Wednesday, December 17, 2008

Promoting Science: Positive Demand-Side Reform

I am writing a series on promoting science.

The points I have already covered are:

(1) Essay 1A: The task is not to make science relevant, it is to teach idiots to recognize and respect a relevance that already exists.

(2) Essay 1B: There is no distinction between scientific and non-scientific policy questions. All good policy decisions require evidence-based evaluation of the available options.

(3) Essay 2: Supply-side reform – promoting the supply of useful science – is a waste of time as a method of reform. It’s only use is to fulfill a demand that already exists.

(4) Essay 3: Demand-side reform is what we should be looking at. However, demand-side reform is an in-your-face type of reform that uses condemnation, ridicule, and other forms of treatment to make intelligent methodologies popular and buffoonery unpopular.

Today, I want to look at the positive side of demand-side reform.

Recall, "demand-side reform" means making a change in society by changing what it is that people demand – which means changing what they like and dislike. It means giving people a desire for scientific literacy as a way of promoting a demand for scientific literacy; and promoting an aversion to foolishness as a way of reducing the demand for fools such as Bush and Palin.

In my last post, I looked at the use of criticism, condemnation, and (in extreme cases) punishment as tools of demand-side reform. These tools aim to promote an aversion to that which we have reason to want others to avoid. In this case, the discussion is on promoting an aversion to evidence-free thinking on matters of social and public policy.

However, we also have the tools of praise and reward – positive reinforcers that are useful in promoting a desire for particular states that we have reason to want other agents to pursue.

At the highest levels of science, we already use rewards such as the Nobel Prize and membership into the National Academy of Science or the Royal Society to mark success. Successful scientists also gain the respect and admiration of their peers, and given any of a rich variety of other honors.

There is also a reward to be given for evidence-based thinking based entirely on the usefulness of evidence-based thinking. The person who does the better job predicting the outcome of alternative actions will tend to succeed more often and fail less often than the person who shuns evidence. Consider the success rate of a group of people who attempt to drive across the country while blindfolded, versus the success rate of a group that makes driving decisions based on evidence acquired by looking at the world around him.
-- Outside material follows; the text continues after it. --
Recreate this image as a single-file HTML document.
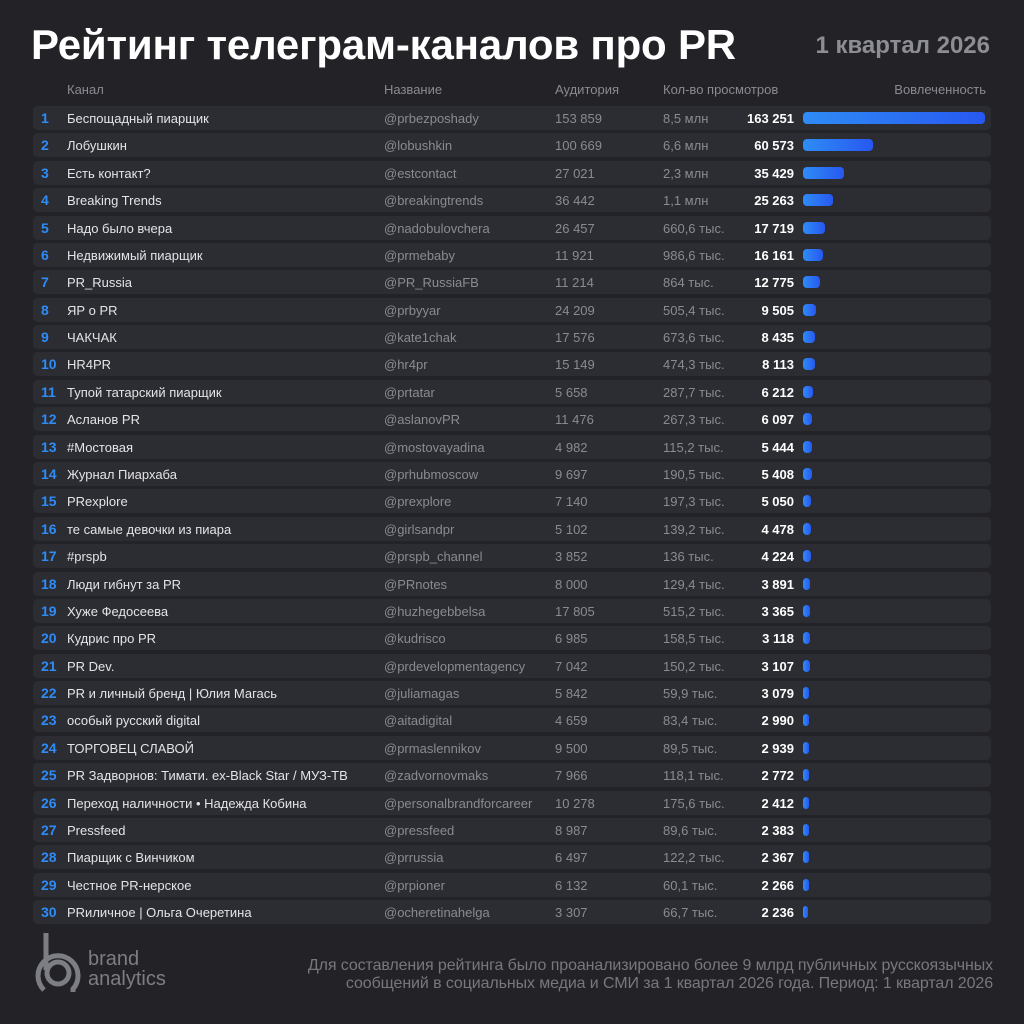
<!DOCTYPE html>
<html><head><meta charset="utf-8"><style>
body{margin:0;width:1024px;height:1024px;background:#232327;font-family:"Liberation Sans",sans-serif;position:relative;overflow:hidden}
.t{position:absolute;left:31px;top:21px;font-size:42px;font-weight:bold;color:#fff;letter-spacing:-0.2px}
.q{position:absolute;right:34px;top:32px;font-size:24px;font-weight:bold;color:#8d8e94}
.h{position:absolute;top:82px;font-size:13px;color:#8a8b92}
.r{position:absolute;left:33px;width:958px;height:24px;background:#2c2d32;border-radius:5px;font-size:13px;line-height:25px;color:#e4e4e7}
.r span{position:absolute;white-space:nowrap}
.n{left:8px;color:#2f8cf6;font-weight:bold;font-size:14px}
.c{left:34px}
.a{left:351px;color:#8a8b92}
.u{left:522px;color:#8a8b92}
.v{left:630px;color:#8a8b92}
.e{right:197px;font-weight:bold;color:#fff}
.b{position:absolute;left:770px;top:6px;height:12px;border-radius:4px;background:linear-gradient(90deg,#2f8cf6,#2758f0)}
.f{position:absolute;right:31px;top:957px;text-align:right;font-size:16px;line-height:18px;color:#77787d;letter-spacing:-0.1px}
.lg{position:absolute;left:88px;top:949px;font-size:20px;line-height:20px;color:#7c7e84}
</style></head><body>
<div class="t">Рейтинг телеграм-каналов про PR</div>
<div class="q">1 квартал 2026</div>
<div class="h" style="left:67px">Канал</div>
<div class="h" style="left:384px">Название</div>
<div class="h" style="left:555px">Аудитория</div>
<div class="h" style="left:663px">Кол-во просмотров</div>
<div class="h" style="right:38px">Вовлеченность</div>

<div class="r" style="top:106px"><span class="n">1</span><span class="c">Беспощадный пиарщик</span><span class="a">@prbezposhady</span><span class="u">153 859</span><span class="v">8,5 млн</span><span class="e">163 251</span><div class="b" style="width:182px"></div></div>
<div class="r" style="top:133.4px"><span class="n">2</span><span class="c">Лобушкин</span><span class="a">@lobushkin</span><span class="u">100 669</span><span class="v">6,6 млн</span><span class="e">60 573</span><div class="b" style="width:70px"></div></div>
<div class="r" style="top:160.8px"><span class="n">3</span><span class="c">Есть контакт?</span><span class="a">@estcontact</span><span class="u">27 021</span><span class="v">2,3 млн</span><span class="e">35 429</span><div class="b" style="width:41px"></div></div>
<div class="r" style="top:188.1px"><span class="n">4</span><span class="c">Breaking Trends</span><span class="a">@breakingtrends</span><span class="u">36 442</span><span class="v">1,1 млн</span><span class="e">25 263</span><div class="b" style="width:30px"></div></div>
<div class="r" style="top:215.5px"><span class="n">5</span><span class="c">Надо было вчера</span><span class="a">@nadobulovchera</span><span class="u">26 457</span><span class="v">660,6 тыс.</span><span class="e">17 719</span><div class="b" style="width:22px"></div></div>
<div class="r" style="top:242.9px"><span class="n">6</span><span class="c">Недвижимый пиарщик</span><span class="a">@prmebaby</span><span class="u">11 921</span><span class="v">986,6 тыс.</span><span class="e">16 161</span><div class="b" style="width:20px"></div></div>
<div class="r" style="top:270.3px"><span class="n">7</span><span class="c">PR_Russia</span><span class="a">@PR_RussiaFB</span><span class="u">11 214</span><span class="v">864 тыс.</span><span class="e">12 775</span><div class="b" style="width:17px"></div></div>
<div class="r" style="top:297.7px"><span class="n">8</span><span class="c">ЯР о PR</span><span class="a">@prbyyar</span><span class="u">24 209</span><span class="v">505,4 тыс.</span><span class="e">9 505</span><div class="b" style="width:13px"></div></div>
<div class="r" style="top:325px"><span class="n">9</span><span class="c">ЧАКЧАК</span><span class="a">@kate1chak</span><span class="u">17 576</span><span class="v">673,6 тыс.</span><span class="e">8 435</span><div class="b" style="width:12px"></div></div>
<div class="r" style="top:352.4px"><span class="n">10</span><span class="c">HR4PR</span><span class="a">@hr4pr</span><span class="u">15 149</span><span class="v">474,3 тыс.</span><span class="e">8 113</span><div class="b" style="width:11.5px"></div></div>
<div class="r" style="top:379.8px"><span class="n">11</span><span class="c">Тупой татарский пиарщик</span><span class="a">@prtatar</span><span class="u">5 658</span><span class="v">287,7 тыс.</span><span class="e">6 212</span><div class="b" style="width:9.5px"></div></div>
<div class="r" style="top:407.2px"><span class="n">12</span><span class="c">Асланов PR</span><span class="a">@aslanovPR</span><span class="u">11 476</span><span class="v">267,3 тыс.</span><span class="e">6 097</span><div class="b" style="width:9.3px"></div></div>
<div class="r" style="top:434.6px"><span class="n">13</span><span class="c">#Мостовая</span><span class="a">@mostovayadina</span><span class="u">4 982</span><span class="v">115,2 тыс.</span><span class="e">5 444</span><div class="b" style="width:8.8px"></div></div>
<div class="r" style="top:462px"><span class="n">14</span><span class="c">Журнал Пиархаба</span><span class="a">@prhubmoscow</span><span class="u">9 697</span><span class="v">190,5 тыс.</span><span class="e">5 408</span><div class="b" style="width:8.7px"></div></div>
<div class="r" style="top:489.3px"><span class="n">15</span><span class="c">PRexplore</span><span class="a">@prexplore</span><span class="u">7 140</span><span class="v">197,3 тыс.</span><span class="e">5 050</span><div class="b" style="width:8.4px"></div></div>
<div class="r" style="top:516.7px"><span class="n">16</span><span class="c">те самые девочки из пиара</span><span class="a">@girlsandpr</span><span class="u">5 102</span><span class="v">139,2 тыс.</span><span class="e">4 478</span><div class="b" style="width:7.9px"></div></div>
<div class="r" style="top:544.1px"><span class="n">17</span><span class="c">#prspb</span><span class="a">@prspb_channel</span><span class="u">3 852</span><span class="v">136 тыс.</span><span class="e">4 224</span><div class="b" style="width:7.6px"></div></div>
<div class="r" style="top:571.5px"><span class="n">18</span><span class="c">Люди гибнут за PR</span><span class="a">@PRnotes</span><span class="u">8 000</span><span class="v">129,4 тыс.</span><span class="e">3 891</span><div class="b" style="width:7.3px"></div></div>
<div class="r" style="top:598.9px"><span class="n">19</span><span class="c">Хуже Федосеева</span><span class="a">@huzhegebbelsa</span><span class="u">17 805</span><span class="v">515,2 тыс.</span><span class="e">3 365</span><div class="b" style="width:6.8px"></div></div>
<div class="r" style="top:626.2px"><span class="n">20</span><span class="c">Кудрис про PR</span><span class="a">@kudrisco</span><span class="u">6 985</span><span class="v">158,5 тыс.</span><span class="e">3 118</span><div class="b" style="width:6.5px"></div></div>
<div class="r" style="top:653.6px"><span class="n">21</span><span class="c">PR Dev.</span><span class="a">@prdevelopmentagency</span><span class="u">7 042</span><span class="v">150,2 тыс.</span><span class="e">3 107</span><div class="b" style="width:6.5px"></div></div>
<div class="r" style="top:681px"><span class="n">22</span><span class="c">PR и личный бренд | Юлия Магась</span><span class="a">@juliamagas</span><span class="u">5 842</span><span class="v">59,9 тыс.</span><span class="e">3 079</span><div class="b" style="width:6.4px"></div></div>
<div class="r" style="top:708.4px"><span class="n">23</span><span class="c">особый русский digital</span><span class="a">@aitadigital</span><span class="u">4 659</span><span class="v">83,4 тыс.</span><span class="e">2 990</span><div class="b" style="width:6.3px"></div></div>
<div class="r" style="top:735.8px"><span class="n">24</span><span class="c">ТОРГОВЕЦ СЛАВОЙ</span><span class="a">@prmaslennikov</span><span class="u">9 500</span><span class="v">89,5 тыс.</span><span class="e">2 939</span><div class="b" style="width:6.2px"></div></div>
<div class="r" style="top:763.1px"><span class="n">25</span><span class="c">PR Задворнов: Тимати. ex-Black Star / МУЗ-ТВ</span><span class="a">@zadvornovmaks</span><span class="u">7 966</span><span class="v">118,1 тыс.</span><span class="e">2 772</span><div class="b" style="width:6px"></div></div>
<div class="r" style="top:790.5px"><span class="n">26</span><span class="c">Переход наличности • Надежда Кобина</span><span class="a">@personalbrandforcareer</span><span class="u">10 278</span><span class="v">175,6 тыс.</span><span class="e">2 412</span><div class="b" style="width:5.7px"></div></div>
<div class="r" style="top:817.9px"><span class="n">27</span><span class="c">Pressfeed</span><span class="a">@pressfeed</span><span class="u">8 987</span><span class="v">89,6 тыс.</span><span class="e">2 383</span><div class="b" style="width:5.6px"></div></div>
<div class="r" style="top:845.3px"><span class="n">28</span><span class="c">Пиарщик с Винчиком</span><span class="a">@prrussia</span><span class="u">6 497</span><span class="v">122,2 тыс.</span><span class="e">2 367</span><div class="b" style="width:5.6px"></div></div>
<div class="r" style="top:872.7px"><span class="n">29</span><span class="c">Честное PR-нерское</span><span class="a">@prpioner</span><span class="u">6 132</span><span class="v">60,1 тыс.</span><span class="e">2 266</span><div class="b" style="width:5.5px"></div></div>
<div class="r" style="top:900px"><span class="n">30</span><span class="c">PRиличное | Ольга Очеретина</span><span class="a">@ocheretinahelga</span><span class="u">3 307</span><span class="v">66,7 тыс.</span><span class="e">2 236</span><div class="b" style="width:5.4px"></div></div>

<svg style="position:absolute;left:33px;top:930px" width="50" height="65" viewBox="0 0 50 65">
<g fill="none" stroke="#7c7e84" stroke-width="5">
<path d="M13 3 V40"/>
<circle cx="25" cy="43" r="11"/>
<path d="M11 60 A20 20 0 1 1 40 59 V62"/>
</g></svg>
<div class="lg">brand<br>analytics</div>
<div class="f">Для составления рейтинга было проанализировано более 9 млрд публичных русскоязычных<br>сообщений в социальных медиа и СМИ за 1 квартал 2026 года. Период: 1 квартал 2026</div>
</body></html>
Yet, culturally, the common person who has a scientific interest and curiosity is ridiculed and denigrated, compared to the non-thinker who is honored and respected. In politics, for example, we reward evidence-free thinking by electing them into public office, while we denigrate evidence-based thinkers by declaring them inherently unfit to hold public office.

We have a pledge of allegiance and a national motto that hold evidence-free thinking in high regard (and teaches young children that evidence-free thinking deserves the highest respect), while denigrating evidence-based thinking that suggests that no God exists for the nation to be under, or for a citizen to trust.

Our entertainment media is filled to the brim with "heroes" who shun evidence-based decision-making and who rely, instead, on feelings and instinct. Somehow, feelings in the movies and on television is always successful, while evidence-based thinking often fails.

Why is that? Could it be because the author of the piece actually engineers the entertainment to be one in which intelligence fails and "feelings" succeed? Authors have a way of manipulating events to suit their liking that we, in the real world, do not have. Which is why feeling-based thinking tends to be so successful in works of fiction, when it has such a poor record in fact.

Demand-side reform does not mean simply condemning and ridiculing those elements in the culture that promote evidence-free decision making. It means promoting, by whatever means at one's disposal, public attempts to promote and to respect evidence-based decision-making.

It means, for example, taking advantage in conversations and other forms of public expression to say not only that, "Those people with their faith-based mumbo jumbo are idiots," but "Here are people that I admire for their love and respect for evidence-based decision-making."

You don't have to be negative all the time.

1 comment:


Behold the lilies of the field, how they grow; they photosynthetically labor MUCH and weave sunlight and chemicals most industrially, they sow much oxygen to the air, too.

Yes, moi once again corrects a saying that was in complete error till me little paraphrasing.

Anywho, does a society Need its myths?
If societies needed their myths then those ancient societies would still be around soooooooo – society does not Need myths.